Если только переворот прямо не связан с коммунистической партией, центральные организации французских и итальянских профсоюзов отреагируют на него, причём самым предсказуемым способом. Сразу же после переворота они: а) попытаются установить контакты с другими «демократическими силами» для создания единого оппозиционного народного фронта; б) свяжутся с их сетью местных организаций, чтобы провести всеобщую забастовку; в) начнут реализовывать свои заранее намеченные планы перехода на нелегальное положение и развёртывания подпольной деятельности.
Единственной их тактикой, которая может представлять угрозу для нас, является всеобщая забастовка, организованная с продуманной целью противостояния силам переворота. Наши общие меры повлияют на осуществление замыслов профсоюзов, но потребуются и особые меры для того, чтобы предотвратить конфронтацию, к которой, вероятно, будут стремиться профсоюзы. И CGT, и CGL помнят о движении Сопротивления в годы Второй мировой войны: обе организации понимают дестабилизирующую природу открытых репрессий и поэтому попытаются спровоцировать нас на использование силы.
Хотя та или иная форма конфронтации может оказаться неизбежной, важно предотвратить кровопролитие, так как это может негативно повлиять на настроения личного состава вооружённых сил и полиции.
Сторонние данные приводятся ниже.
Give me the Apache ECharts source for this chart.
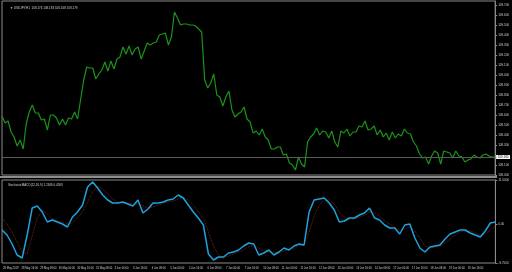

Избежание кровопролития при большом скоплении народа требует применения специальных технологий, и компетентное руководство нашими вооружёнными силами будет иметь здесь ключевое значение[86].
Инциденты в провинции Реггио Эмилиа в Италии летом 1964 года, когда в ходе политической забастовки погибли семь человек, показывают, как некомпетентные полицейские силы могут повредить авторитету правительства, который пытаются защитить[87].
Если профсоюзы в стране-мишени имеют сходный с франко-итальянским уровень политической эффективности и переворот не связан с такими профсоюзами политически, нужно выявить и арестовать их лидеров и закрыть их штаб-квартиры, чтобы помешать действиям дублирующего руководства. В других случаях нам будет достаточно переориентировать часть мер для реагирования на возможную угрозу, которую может составлять для нас профсоюзное движение.